Я сказал: “В интересах обороны страны генерала Казакова надо направить на должность командующего Дальневосточным округом, а для Венгрии мы найдём другого хорошего командующего”.
БРЕЖНЕВ ( нервно ): “Надо же считаться с мнением товарища Кадара”.
Я ответил: “Надо считаться и с моим мнением. И вы не горячитесь, я такой же член Президиума ЦК, как и вы, товарищ Брежнев”. Хрущёв молчал, но я понял, что он недоволен моим резким ответом. Через пару минут Брежнев, взяв под руку Хрущёва, отошёл с ним в сторону и стал что-то ему горячо доказывать. Я догадался, что между ними идёт речь обо мне. После разговора с Хрущёвым Брежнев ушёл к себе на дачу, даже не простившись со мной.
Вслед за этой первой размолвкой состоялась вторая, более значительная.
Через пару дней всех нас пригласил к себе на дачу т. Кириленко по случаю дня рождения его жены.
Во время ужина состоялись выступления, тосты и опять выступления. Во всех выступлениях преобладало всемерное восхваление Хрущёва. Все восхваления он принимал как должное и, будучи в ударе, прерывал выступавших и произносил внеочередные речи.
Мне это не понравилось, и я, по простоте своей, сказал: “Никита Сергеевич, следующее слово в порядке заявки имеет Аверкий Борисович Аристов”. Хрущёв обиженно: “Ну, что ж, я могу совсем ничего не говорить, если вам нежелательно меня слушать”.
После чего у Хрущёва испортилось настроение, и он молчал. Я пытался отшутиться, но из этого ничего не получилось. Этим тут же воспользовались подхалимы и шептуны, и мы с Хрущёвым расстались в этот вечер весьма холодно.
Откровенно говоря, я потом ругал себя за свой язык, зная, что Хрущёв, будучи злопамятным, такие выпады против его персоны никому не прощает».
Да, не обладал наш герой тем особым даром, который в мирное время ценится дороже военных талантов. Не умел ни льстить, ни хвостом мести. Да и обстоятельств порой не чувствовал, стараясь держаться равным среди равных. А завистники этого не прощали. Чувствовали его силу. Понимали, что она управляется лишь внутренним уставом этого человека-скалы. А это по меньшей мере опасно.

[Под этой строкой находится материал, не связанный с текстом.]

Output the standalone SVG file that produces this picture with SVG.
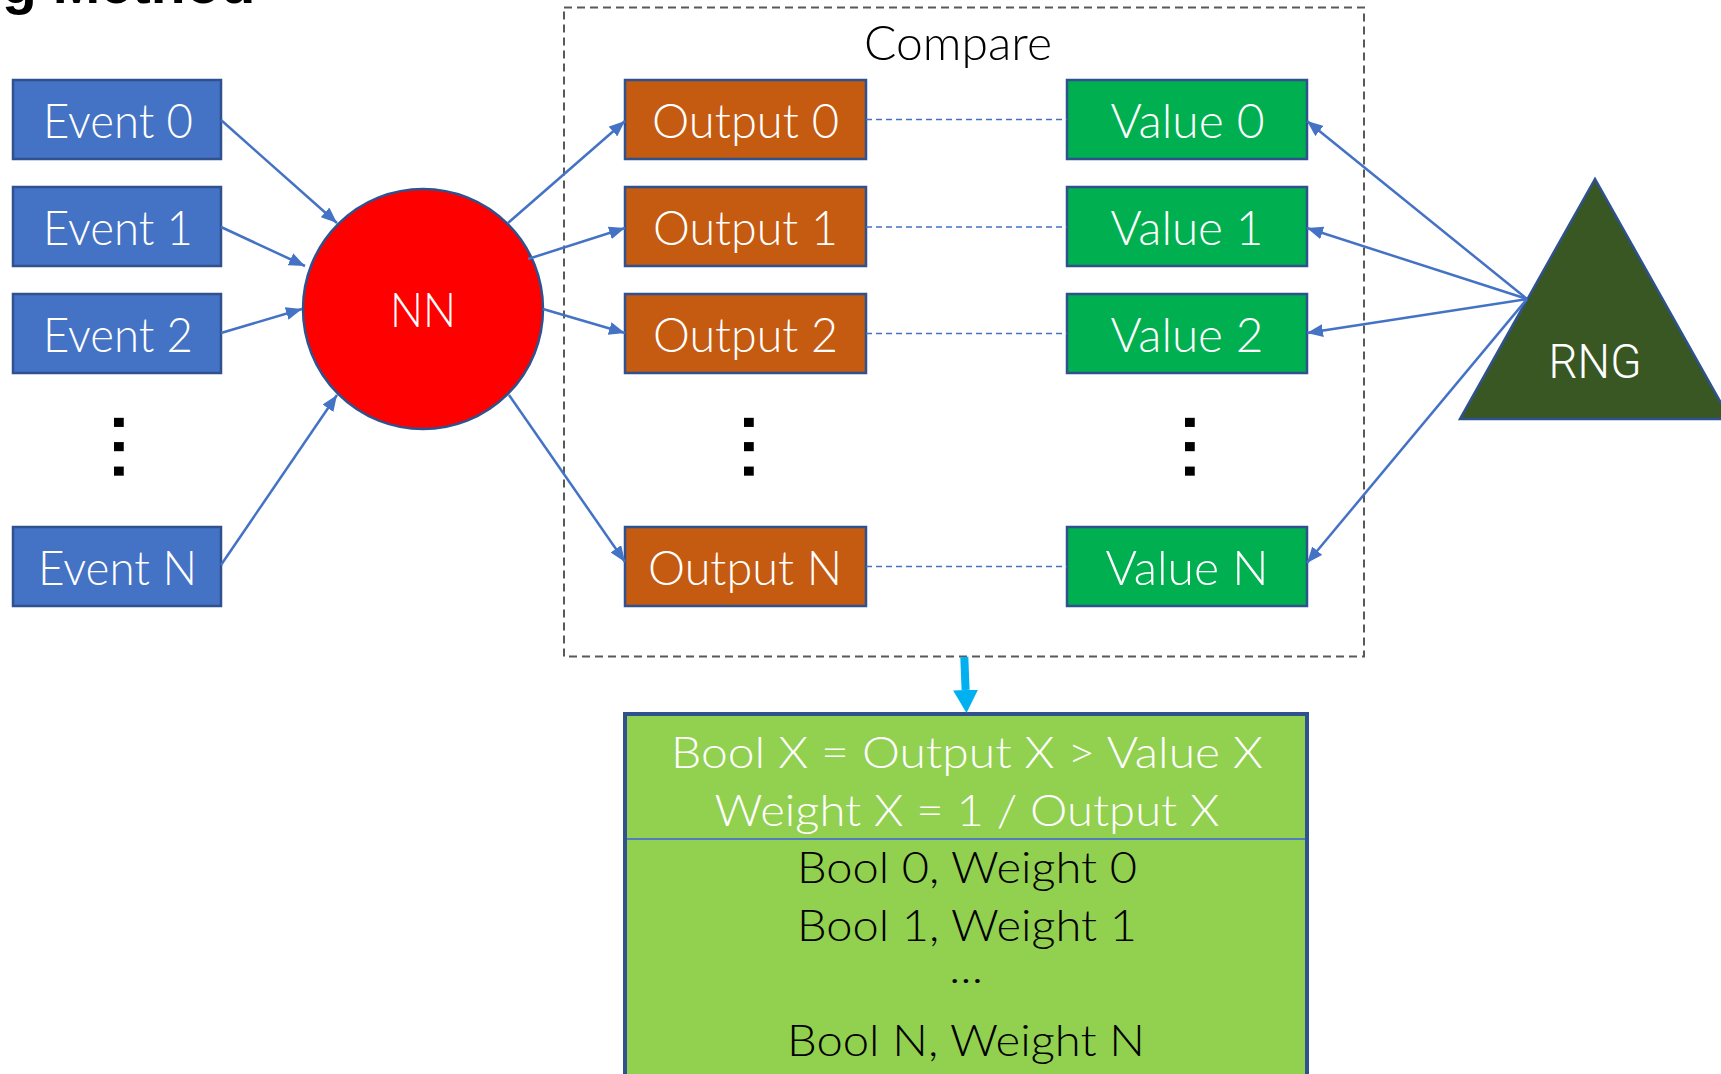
<svg xmlns="http://www.w3.org/2000/svg" width="1721" height="1074" viewBox="0 0 1721 1074">
  <defs>
    <marker id="arrow" markerUnits="userSpaceOnUse" markerWidth="17" markerHeight="13" refX="16" refY="6.5" orient="auto">
      <path d="M0,0 L16,6.5 L0,13 z" fill="#4472C4"/>
    </marker>
    <marker id="arrowCyan" markerUnits="userSpaceOnUse" markerWidth="23" markerHeight="25" refX="0" refY="12.5" orient="auto">
      <path d="M0,0 L23,12.5 L0,25 z" fill="#00B0F0"/>
    </marker>
    <style>
      .event { fill: #4472C4; stroke: #2F528F; stroke-width: 2.5; }
      .output { fill: #C55A11; stroke: #2F528F; stroke-width: 2.5; }
      .value { fill: #00B050; stroke: #2F528F; stroke-width: 2.5; }
      .lbl { font-family: Lato, "Liberation Sans", sans-serif; font-weight: 300; font-size: 48px; fill: #FFFFFF; text-anchor: middle; }
      .dark { fill: #000000; }
      .res { font-family: Lato, "Liberation Sans", sans-serif; font-weight: 300; font-size: 44px; text-anchor: middle; }
      .dots { font-family: "DejaVu Sans", sans-serif; font-weight: bold; font-size: 52px; fill: #000000; letter-spacing: 4.7px; }
      .link { stroke: #4472C4; stroke-width: 2.5; fill: none; marker-end: url(#arrow); }
      .pair { stroke: #4472C4; stroke-width: 1.5; stroke-dasharray: 6 4; fill: none; }
    </style>
  </defs>

  <rect width="1721" height="1074" fill="#FFFFFF"/>

  <!-- heading, clipped by the top edge -->
  <text x="2" y="3" font-family="Liberation Sans, Arial, sans-serif" font-weight="bold" font-size="57" fill="#000000">g Method</text>

  <!-- compare frame -->
  <g id="compare">
    <rect x="564" y="7.5" width="800" height="649" fill="none" stroke="#595959" stroke-width="2" stroke-dasharray="8 5"/>
    <text class="lbl dark" x="958" y="60" font-size="46" textLength="188" lengthAdjust="spacingAndGlyphs">Compare</text>
  </g>

  <!-- inputs -->
  <g id="event0"><rect class="event" x="13" y="80" width="208" height="79"/><text class="lbl" x="118" y="137.7" textLength="150" lengthAdjust="spacingAndGlyphs">Event 0</text></g>
  <g id="event1"><rect class="event" x="13" y="187" width="208" height="79"/><text class="lbl" x="118" y="245" textLength="150" lengthAdjust="spacingAndGlyphs">Event 1</text></g>
  <g id="event2"><rect class="event" x="13" y="294" width="208" height="79"/><text class="lbl" x="118" y="351.7" textLength="150" lengthAdjust="spacingAndGlyphs">Event 2</text></g>
  <g id="eventDots"><text class="dots" transform="translate(114,412.4) rotate(90)">...</text></g>
  <g id="eventN"><rect class="event" x="13" y="527" width="208" height="79"/><text class="lbl" x="117.5" y="585" textLength="159" lengthAdjust="spacingAndGlyphs">Event N</text></g>

  <!-- network -->
  <g id="nn">
    <circle cx="423" cy="309" r="120" fill="#FF0000" stroke="#2F528F" stroke-width="2.5"/>
    <text class="lbl" x="423" y="327" textLength="66" lengthAdjust="spacingAndGlyphs">NN</text>
  </g>

  <!-- outputs -->
  <g id="output0"><rect class="output" x="625" y="80" width="241" height="79"/><text class="lbl" x="745.5" y="137.7" textLength="187" lengthAdjust="spacingAndGlyphs">Output 0</text></g>
  <g id="output1"><rect class="output" x="625" y="187" width="241" height="79"/><text class="lbl" x="745.5" y="245" textLength="185" lengthAdjust="spacingAndGlyphs">Output 1</text></g>
  <g id="output2"><rect class="output" x="625" y="294" width="241" height="79"/><text class="lbl" x="745.5" y="351.7" textLength="185" lengthAdjust="spacingAndGlyphs">Output 2</text></g>
  <g id="outputDots"><text class="dots" transform="translate(744,412.4) rotate(90)">...</text></g>
  <g id="outputN"><rect class="output" x="625" y="527" width="241" height="79"/><text class="lbl" x="745" y="585" textLength="194" lengthAdjust="spacingAndGlyphs">Output N</text></g>

  <!-- random values -->
  <g id="value0"><rect class="value" x="1067" y="80" width="240" height="79"/><text class="lbl" x="1187.5" y="137.7" textLength="154" lengthAdjust="spacingAndGlyphs">Value 0</text></g>
  <g id="value1"><rect class="value" x="1067" y="187" width="240" height="79"/><text class="lbl" x="1187" y="245" textLength="153" lengthAdjust="spacingAndGlyphs">Value 1</text></g>
  <g id="value2"><rect class="value" x="1067" y="294" width="240" height="79"/><text class="lbl" x="1187" y="351.7" textLength="153" lengthAdjust="spacingAndGlyphs">Value 2</text></g>
  <g id="valueDots"><text class="dots" transform="translate(1185,412.4) rotate(90)">...</text></g>
  <g id="valueN"><rect class="value" x="1067" y="527" width="240" height="79"/><text class="lbl" x="1187" y="585" textLength="163" lengthAdjust="spacingAndGlyphs">Value N</text></g>

  <!-- generator -->
  <g id="rng">
    <polygon points="1595,179 1460,419 1730,419" fill="#385723" stroke="#2F528F" stroke-width="2.5"/>
    <text x="1595" y="378" font-family="Roboto, 'Liberation Sans', sans-serif" font-weight="300" font-size="49" fill="#FFFFFF" text-anchor="middle" textLength="93" lengthAdjust="spacingAndGlyphs">RNG</text>
  </g>

  <!-- result table -->
  <g id="result">
    <rect x="625" y="714" width="682" height="366" fill="#92D050" stroke="#2F528F" stroke-width="4"/>
    <line x1="627" y1="839" x2="1305" y2="839" stroke="#4F7EC0" stroke-width="2"/>
    <text class="res" x="967" y="768" fill="#FFFFFF" textLength="592" lengthAdjust="spacingAndGlyphs">Bool X = Output X &gt; Value X</text>
    <text class="res" x="967" y="826" fill="#FFFFFF" textLength="505" lengthAdjust="spacingAndGlyphs">Weight X = 1 / Output X</text>
    <text class="res" x="967" y="883" fill="#000000" textLength="340" lengthAdjust="spacingAndGlyphs">Bool 0, Weight 0</text>
    <text class="res" x="967" y="940.5" fill="#000000" textLength="340" lengthAdjust="spacingAndGlyphs">Bool 1, Weight 1</text>
    <text class="res" x="966" y="983" fill="#000000" textLength="34" lengthAdjust="spacingAndGlyphs">...</text>
    <text class="res" x="966" y="1056" fill="#000000" textLength="358" lengthAdjust="spacingAndGlyphs">Bool N, Weight N</text>
  </g>

  <!-- connectors -->
  <g id="connectors">
    <line class="link" x1="221" y1="120" x2="337" y2="223"/>
    <line class="link" x1="221" y1="227" x2="305" y2="266"/>
    <line class="link" x1="221" y1="333" x2="302" y2="309"/>
    <line class="link" x1="221" y1="565" x2="337" y2="395"/>

    <line class="link" x1="508" y1="223" x2="625" y2="121"/>
    <line class="link" x1="528" y1="259" x2="625" y2="228"/>
    <line class="link" x1="543" y1="309" x2="625" y2="333"/>
    <line class="link" x1="509" y1="395" x2="625" y2="562"/>

    <line class="link" x1="1527" y1="299" x2="1307" y2="121"/>
    <line class="link" x1="1527" y1="299" x2="1307" y2="228"/>
    <line class="link" x1="1527" y1="299" x2="1307" y2="333"/>
    <line class="link" x1="1527" y1="299" x2="1307" y2="563"/>

    <line class="pair" x1="866" y1="119.5" x2="1067" y2="119.5"/>
    <line class="pair" x1="866" y1="227" x2="1067" y2="227"/>
    <line class="pair" x1="866" y1="333.5" x2="1067" y2="333.5"/>
    <line class="pair" x1="866" y1="566.5" x2="1067" y2="566.5"/>

    <line x1="964.3" y1="657" x2="965.6" y2="690" stroke="#00B0F0" stroke-width="8" marker-end="url(#arrowCyan)"/>
  </g>
</svg>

Перед отъездом в Югославию Жуков переговорил с Хрущёвым по телефону. Во время разговора ничего особенного не почувствовал. Все консультации о его дальнейшей судьбе, по всей вероятности, к тому времени были уже проведены. Сердце ёкнуло через два дня, когда маршал позвонил из Москвы в Крым перед самым отлётом в Белград и ему ответили, что Хрущёва на месте нет, что он с группой членов Президиума ЦК вылетел в Киев, где главком Сухопутных сил Малиновский проводит сбор высшего комсостава Сухопутных войск. Туда же, как сообщили ему, вылетел и Брежнев.
Чувствуя неладное, Жуков по «ВЧ» позвонил в Киев. К телефону подошёл командующий войсками Киевского военного округа Чуйков. Он доложил о ходе сборов и сказал:
— Вам бы надо самому быть на нашем сборе. Дела-то здесь у нас очень важные.
— По решению руководства я завтра утром должен вылететь в Югославию, а у вас, Василий Иванович, я надеюсь, будет всё хорошо.
По всей вероятности, рядом с Чуйковым кто-то находился, при ком он не мог говорить свободно, напрямую.
— Так-то оно так, товарищ маршал, но всё же вам лучше было бы быть здесь самому, — намекнул Чуйков.